> [Exercise goal]:
Quote the entries word for word. Omit the pictures.
:::
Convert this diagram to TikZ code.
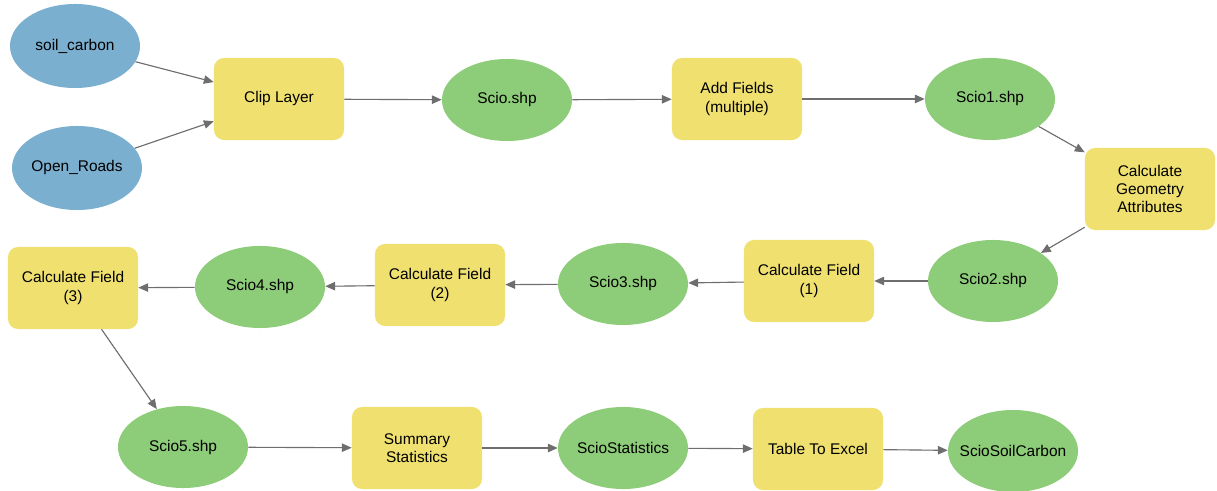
\documentclass[tikz,border=0pt]{standalone}
\usepackage{fontspec}
\setmainfont{Liberation Sans}
\usetikzlibrary{shapes,arrows.meta,positioning}

\definecolor{datablue}{HTML}{7BAFD0}
\definecolor{datagreen}{HTML}{8DCC78}
\definecolor{toolyellow}{HTML}{EFE070}
\definecolor{linkgray}{HTML}{6E6E6E}

\tikzset{
  input/.style={ellipse, fill=datablue, minimum width=3.25cm, minimum height=2.1cm, inner sep=0pt},
  output/.style={ellipse, fill=datagreen, minimum width=3.25cm, minimum height=2.05cm, inner ysep=0pt, inner xsep=-1.2em},
  tool/.style={rounded corners=0.25cm, fill=toolyellow, minimum width=3.25cm, minimum height=2.05cm, align=center, inner sep=0pt},
  link/.style={draw=linkgray, line width=0.8pt, -{Triangle[length=7pt,width=6pt]}, fill=linkgray}
}

\begin{document}
\begin{tikzpicture}[x=0.025cm, y=-0.025cm, font=\fontsize{11}{13}\selectfont]
            \useasboundingbox (0,0) rectangle (1217,491);

            % first row
            \node (soil) [input] at (75,46) {soil\_carbon};
            \node (roads) [input] at (77,168) {Open\_Roads};
            \node (clip) [tool] at (279,99) {Clip Layer};
            \node (scio) [output] at (507,100) {Scio.shp};
            \node (addfields) [tool] at (737,99) {Add Fields\\(multiple)};
            \node (scio1) [output] at (990,99) {Scio1.shp};
            \node (geometry) [tool] at (1150,189) {Calculate\\Geometry\\Attributes};

            % second row
            \node (scio2) [output] at (993,281) {Scio2.shp};
            \node (calc1) [tool] at (809,281) {Calculate Field\\(1)};
            \node (scio3) [output] at (623,284) {Scio3.shp};
            \node (calc2) [tool] at (440,285) {Calculate Field\\(2)};
            \node (scio4) [output] at (260,287) {Scio4.shp};
            \node (calc3) [tool] at (73,288) {Calculate Field\\(3)};

            % third row
            \node (scio5) [output] at (183,447) {Scio5.shp};
            \node (summary) [tool] at (417,448) {Summary\\Statistics};
            \node (stats) [output] at (623,448) {ScioStatistics};
            \node (excel) [tool] at (818,449) {Table To Excel};
            \node (carbon) [output] at (1013,451) {ScioSoilCarbon};

            \draw [link] (soil) -- (clip);
            \draw [link] (roads) -- (clip);
            \draw [link] (clip) -- (scio);
            \draw [link] (scio) -- (addfields);
            \draw [link] (addfields) -- (scio1);
            \draw [link] (scio1) -- (geometry);
            \draw [link] (geometry) -- (scio2);
            \draw [link] (scio2) -- (calc1);
            \draw [link] (calc1) -- (scio3);
            \draw [link] (scio3) -- (calc2);
            \draw [link] (calc2) -- (scio4);
            \draw [link] (scio4) -- (calc3);
            \draw [link] (calc3) -- (scio5);
            \draw [link] (scio5) -- (summary);
            \draw [link] (summary) -- (stats);
            \draw [link] (stats) -- (excel);
            \draw [link] (excel) -- (carbon);
        \end{tikzpicture}
\end{document}
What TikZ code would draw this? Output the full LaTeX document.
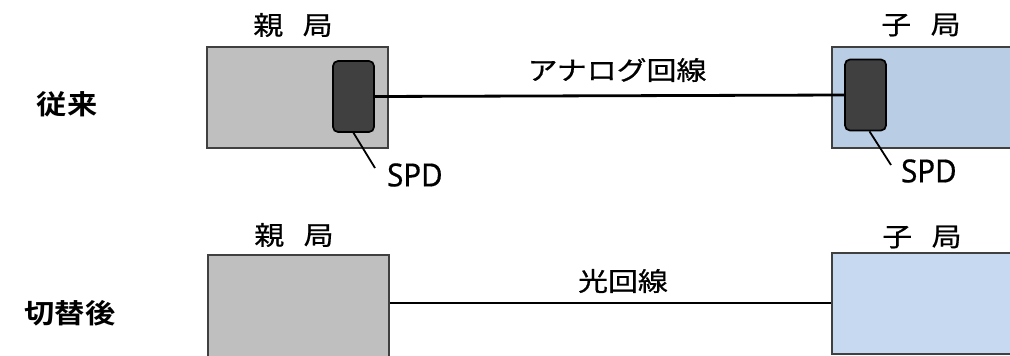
\documentclass[tikz,border=0pt]{standalone}
\usepackage{fontspec}
\newfontfamily\jp[FakeStretch=1.15,FakeBold=0.6]{Noto Sans CJK JP}
\newfontfamily\jpb[FakeStretch=1.12]{Noto Sans CJK JP Bold}
\newfontfamily\lat[FakeStretch=0.92,FakeBold=0.4]{Noto Sans}
\definecolor{boxgray}{HTML}{BFBFBF}
\definecolor{boxblue}{HTML}{B9CDE5}
\definecolor{boxblue2}{HTML}{C6D9F1}
\definecolor{edge}{HTML}{404040}
\definecolor{spdfill}{HTML}{404040}
\tikzset{
  station/.style={draw=edge, line width=2pt, inner sep=0pt, rectangle},
  spdbox/.style={draw=black, fill=spdfill, line width=1.7pt, rounded corners=5pt, minimum width=41pt, minimum height=71pt, inner sep=0pt},
  jplabel/.style={font=\jp\fontsize{26}{26}\selectfont, inner sep=0pt},
  heading/.style={font=\jpb\fontsize{27}{27}\selectfont, inner sep=0pt},
  spdlabel/.style={font=\lat\fontsize{32}{32}\selectfont, inner sep=0pt, anchor=west},
  wire/.style={line width=2.8pt, black},
  leader/.style={line width=1.8pt, black}
}
\begin{document}
\begin{tikzpicture}[x=1pt,y=-1pt]
\useasboundingbox (0,0) rectangle (1010,356);
\clip (0,0) rectangle (1010,356);
\fill[white] (0,0) rectangle (1010,356);
% top row
\node[station, fill=boxgray, minimum width=181pt, minimum height=101pt] (pTop) at (297.5,97.5) {};
\node[station, fill=boxblue, minimum width=190pt, minimum height=101pt] (cTop) at (927,97.5) {};
\node[spdbox] (spdL) at (353.5,96.5) {};
\node[spdbox] (spdR) at (865.5,95) {};
\draw[wire] (spdL.east) -- (spdR.west);
\node[jplabel] (lblAnalog) at (617,70) {アナログ回線};
\node[jplabel] (lblPTop) at (293,25) {親\hspace{0.75em}局};
\node[jplabel] (lblCTop) at (921,25) {子\hspace{0.75em}局};
\coordinate (spdLend) at (375,168);
\coordinate (spdRend) at (891,165);
\draw[leader] (spdL.south) -- (spdLend);
\draw[leader] ([xshift=4pt]spdR.south) -- (spdRend);
\node[spdlabel] (spdLtxt) at (387,175) {SPD};
\node[spdlabel] (spdRtxt) at (901,171) {SPD};
\node[heading] (hOld) at (67,104) {従来};
% bottom row
\node[station, fill=boxgray, minimum width=181pt, minimum height=110pt] (pBot) at (298.5,310) {};
\node[station, fill=boxblue2, minimum width=190pt, minimum height=101pt] (cBot) at (927,303.5) {};
\draw[wire] (pBot.east |- 0,303) -- (cBot.west |- 0,303);
\node[jplabel] (lblOpt) at (623,281) {光回線};
\node[jplabel] (lblPBot) at (294,235) {親\hspace{0.75em}局};
\node[jplabel] (lblCBot) at (922,237) {子\hspace{0.75em}局};
\node[heading] (hNew) at (70,313) {切替後};
\end{tikzpicture}
\end{document}
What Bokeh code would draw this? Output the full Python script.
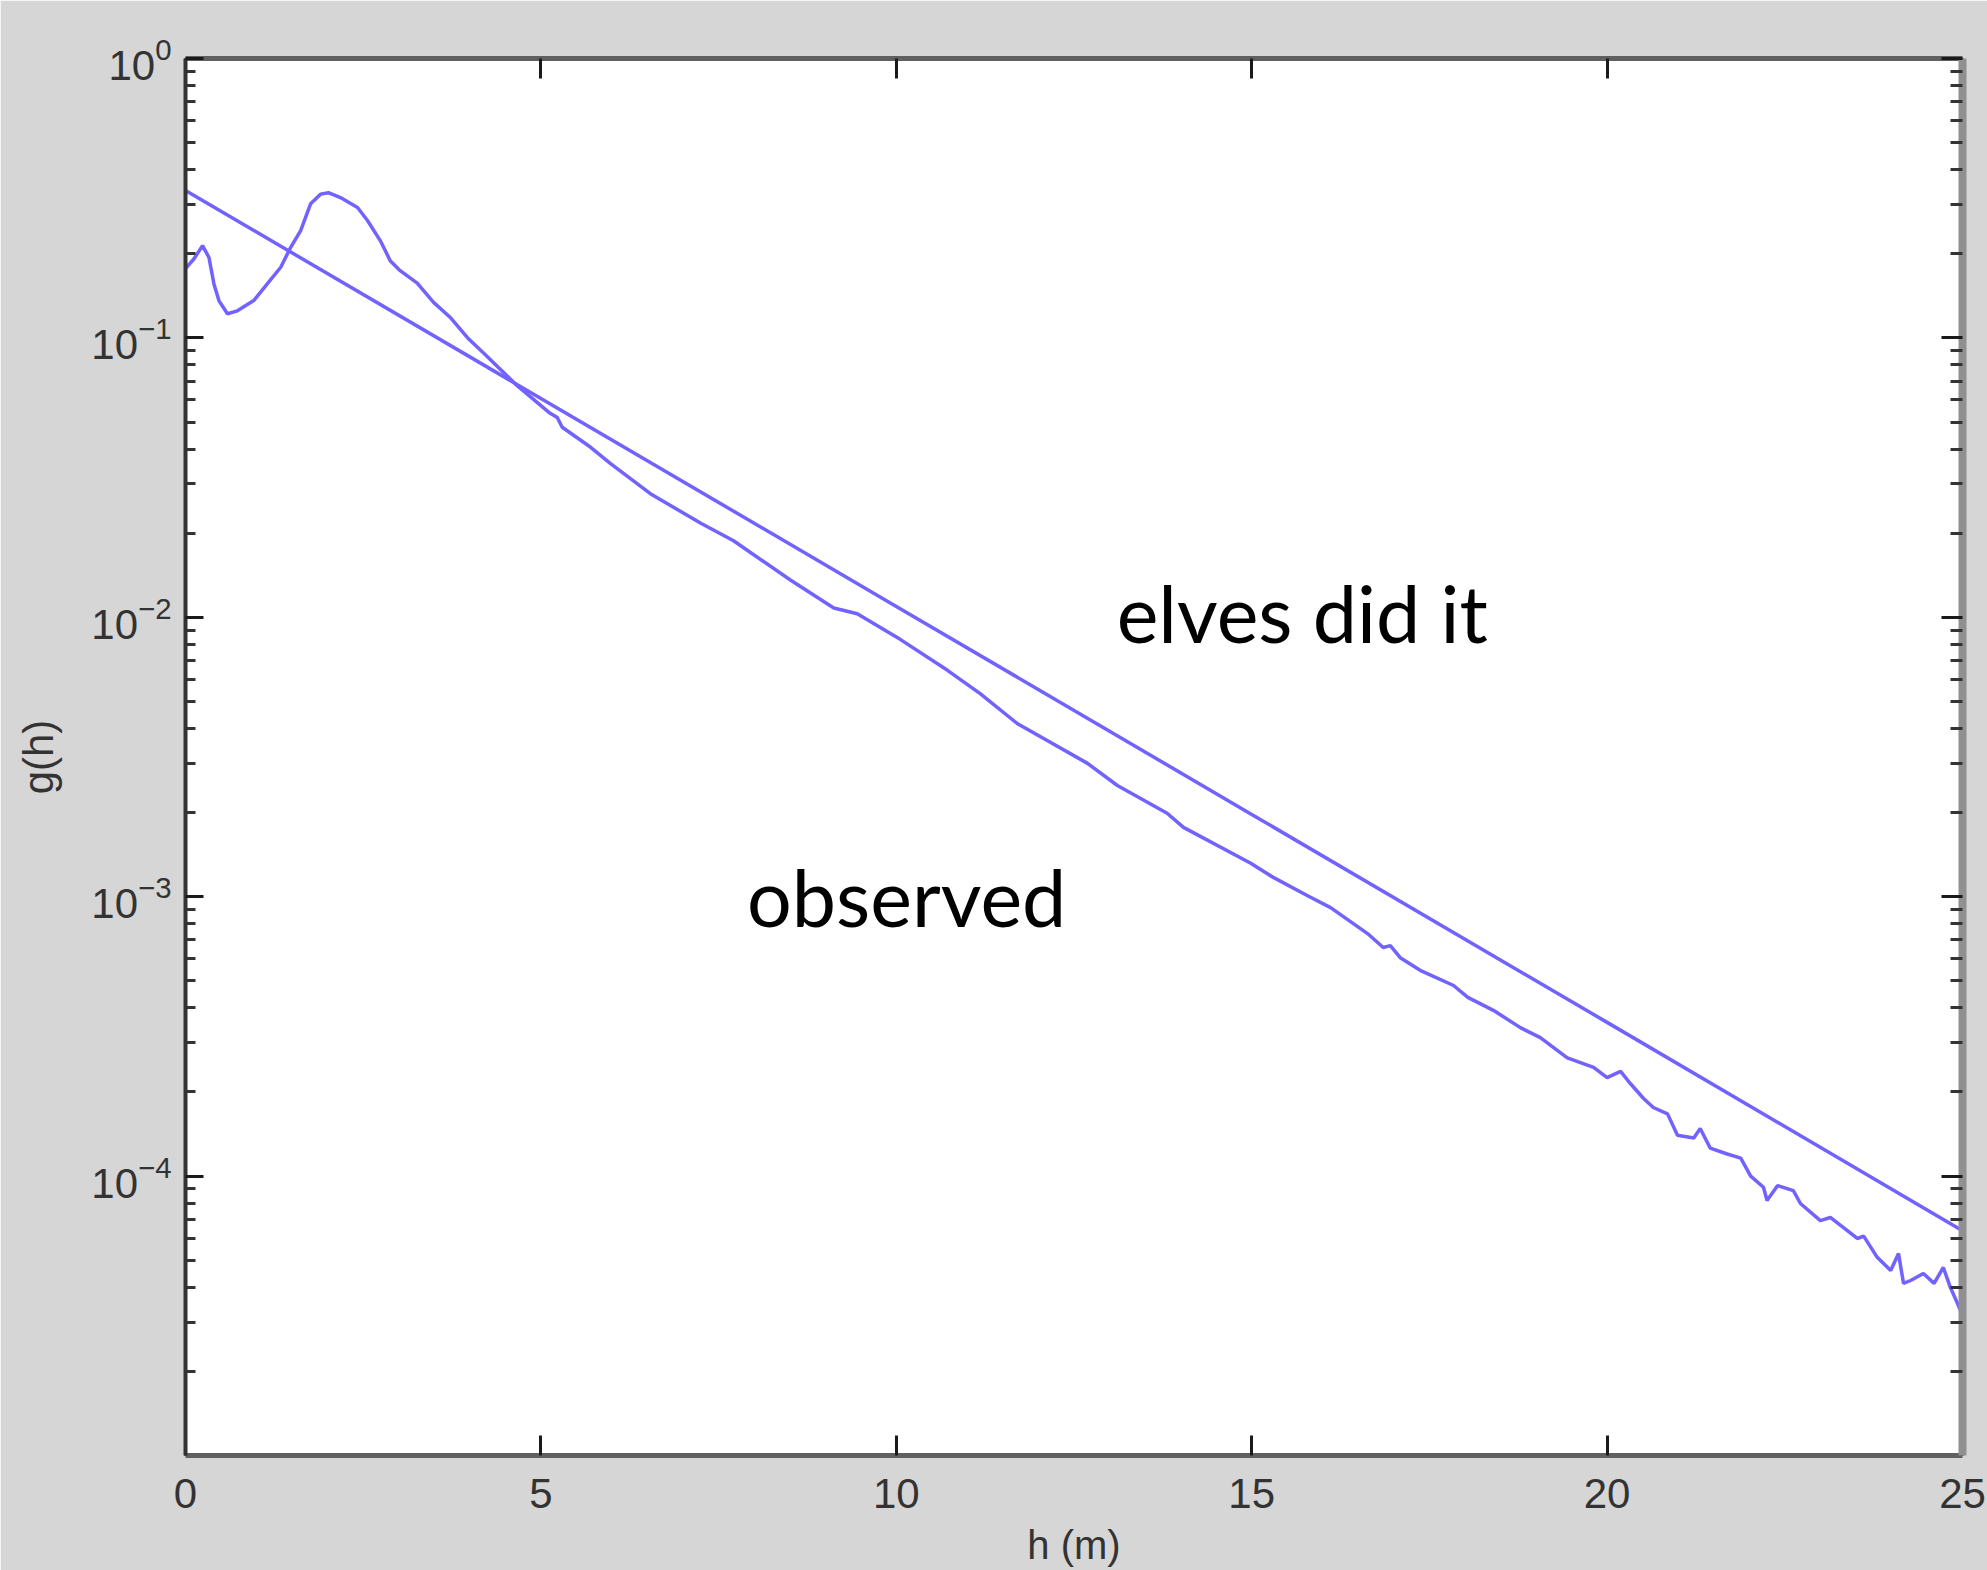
:::
> [Expected output]:
Convert this diagram to TikZ code.
\documentclass[tikz,border=0pt]{standalone}
\usepackage{fontspec}
\setmainfont{Liberation Sans}
\usetikzlibrary{shapes,arrows.meta,positioning}

\definecolor{datablue}{HTML}{7BAFD0}
\definecolor{datagreen}{HTML}{8DCC78}
\definecolor{toolyellow}{HTML}{EFE070}
\definecolor{linkgray}{HTML}{6E6E6E}

\tikzset{
  input/.style={ellipse, fill=datablue, minimum width=3.25cm, minimum height=2.1cm, inner sep=0pt},
  output/.style={ellipse, fill=datagreen, minimum width=3.25cm, minimum height=2.05cm, inner ysep=0pt, inner xsep=-1.2em},
  tool/.style={rounded corners=0.25cm, fill=toolyellow, minimum width=3.25cm, minimum height=2.05cm, align=center, inner sep=0pt},
  link/.style={draw=linkgray, line width=0.8pt, -{Triangle[length=7pt,width=6pt]}, fill=linkgray}
}

\begin{document}
\begin{tikzpicture}[x=0.025cm, y=-0.025cm, font=\fontsize{11}{13}\selectfont]
            \useasboundingbox (0,0) rectangle (1217,491);

            % first row
            \node (soil) [input] at (75,46) {soil\_carbon};
            \node (roads) [input] at (77,168) {Open\_Roads};
            \node (clip) [tool] at (279,99) {Clip Layer};
            \node (scio) [output] at (507,100) {Scio.shp};
            \node (addfields) [tool] at (737,99) {Add Fields\\(multiple)};
            \node (scio1) [output] at (990,99) {Scio1.shp};
            \node (geometry) [tool] at (1150,189) {Calculate\\Geometry\\Attributes};

            % second row
            \node (scio2) [output] at (993,281) {Scio2.shp};
            \node (calc1) [tool] at (809,281) {Calculate Field\\(1)};
            \node (scio3) [output] at (623,284) {Scio3.shp};
            \node (calc2) [tool] at (440,285) {Calculate Field\\(2)};
            \node (scio4) [output] at (260,287) {Scio4.shp};
            \node (calc3) [tool] at (73,288) {Calculate Field\\(3)};

            % third row
            \node (scio5) [output] at (183,447) {Scio5.shp};
            \node (summary) [tool] at (417,448) {Summary\\Statistics};
            \node (stats) [output] at (623,448) {ScioStatistics};
            \node (excel) [tool] at (818,449) {Table To Excel};
            \node (carbon) [output] at (1013,451) {ScioSoilCarbon};

            \draw [link] (soil) -- (clip);
            \draw [link] (roads) -- (clip);
            \draw [link] (clip) -- (scio);
            \draw [link] (scio) -- (addfields);
            \draw [link] (addfields) -- (scio1);
            \draw [link] (scio1) -- (geometry);
            \draw [link] (geometry) -- (scio2);
            \draw [link] (scio2) -- (calc1);
            \draw [link] (calc1) -- (scio3);
            \draw [link] (scio3) -- (calc2);
            \draw [link] (calc2) -- (scio4);
            \draw [link] (scio4) -- (calc3);
            \draw [link] (calc3) -- (scio5);
            \draw [link] (scio5) -- (summary);
            \draw [link] (summary) -- (stats);
            \draw [link] (stats) -- (excel);
            \draw [link] (excel) -- (carbon);
        \end{tikzpicture}
\end{document}
What TikZ code would draw this? Output the full LaTeX document.
\documentclass[tikz,border=0pt]{standalone}
\usepackage{fontspec}
\newfontfamily\jp[FakeStretch=1.15,FakeBold=0.6]{Noto Sans CJK JP}
\newfontfamily\jpb[FakeStretch=1.12]{Noto Sans CJK JP Bold}
\newfontfamily\lat[FakeStretch=0.92,FakeBold=0.4]{Noto Sans}
\definecolor{boxgray}{HTML}{BFBFBF}
\definecolor{boxblue}{HTML}{B9CDE5}
\definecolor{boxblue2}{HTML}{C6D9F1}
\definecolor{edge}{HTML}{404040}
\definecolor{spdfill}{HTML}{404040}
\tikzset{
  station/.style={draw=edge, line width=2pt, inner sep=0pt, rectangle},
  spdbox/.style={draw=black, fill=spdfill, line width=1.7pt, rounded corners=5pt, minimum width=41pt, minimum height=71pt, inner sep=0pt},
  jplabel/.style={font=\jp\fontsize{26}{26}\selectfont, inner sep=0pt},
  heading/.style={font=\jpb\fontsize{27}{27}\selectfont, inner sep=0pt},
  spdlabel/.style={font=\lat\fontsize{32}{32}\selectfont, inner sep=0pt, anchor=west},
  wire/.style={line width=2.8pt, black},
  leader/.style={line width=1.8pt, black}
}
\begin{document}
\begin{tikzpicture}[x=1pt,y=-1pt]
\useasboundingbox (0,0) rectangle (1010,356);
\clip (0,0) rectangle (1010,356);
\fill[white] (0,0) rectangle (1010,356);
% top row
\node[station, fill=boxgray, minimum width=181pt, minimum height=101pt] (pTop) at (297.5,97.5) {};
\node[station, fill=boxblue, minimum width=190pt, minimum height=101pt] (cTop) at (927,97.5) {};
\node[spdbox] (spdL) at (353.5,96.5) {};
\node[spdbox] (spdR) at (865.5,95) {};
\draw[wire] (spdL.east) -- (spdR.west);
\node[jplabel] (lblAnalog) at (617,70) {アナログ回線};
\node[jplabel] (lblPTop) at (293,25) {親\hspace{0.75em}局};
\node[jplabel] (lblCTop) at (921,25) {子\hspace{0.75em}局};
\coordinate (spdLend) at (375,168);
\coordinate (spdRend) at (891,165);
\draw[leader] (spdL.south) -- (spdLend);
\draw[leader] ([xshift=4pt]spdR.south) -- (spdRend);
\node[spdlabel] (spdLtxt) at (387,175) {SPD};
\node[spdlabel] (spdRtxt) at (901,171) {SPD};
\node[heading] (hOld) at (67,104) {従来};
% bottom row
\node[station, fill=boxgray, minimum width=181pt, minimum height=110pt] (pBot) at (298.5,310) {};
\node[station, fill=boxblue2, minimum width=190pt, minimum height=101pt] (cBot) at (927,303.5) {};
\draw[wire] (pBot.east |- 0,303) -- (cBot.west |- 0,303);
\node[jplabel] (lblOpt) at (623,281) {光回線};
\node[jplabel] (lblPBot) at (294,235) {親\hspace{0.75em}局};
\node[jplabel] (lblCBot) at (922,237) {子\hspace{0.75em}局};
\node[heading] (hNew) at (70,313) {切替後};
\end{tikzpicture}
\end{document}
What Bokeh code would draw this? Output the full Python script.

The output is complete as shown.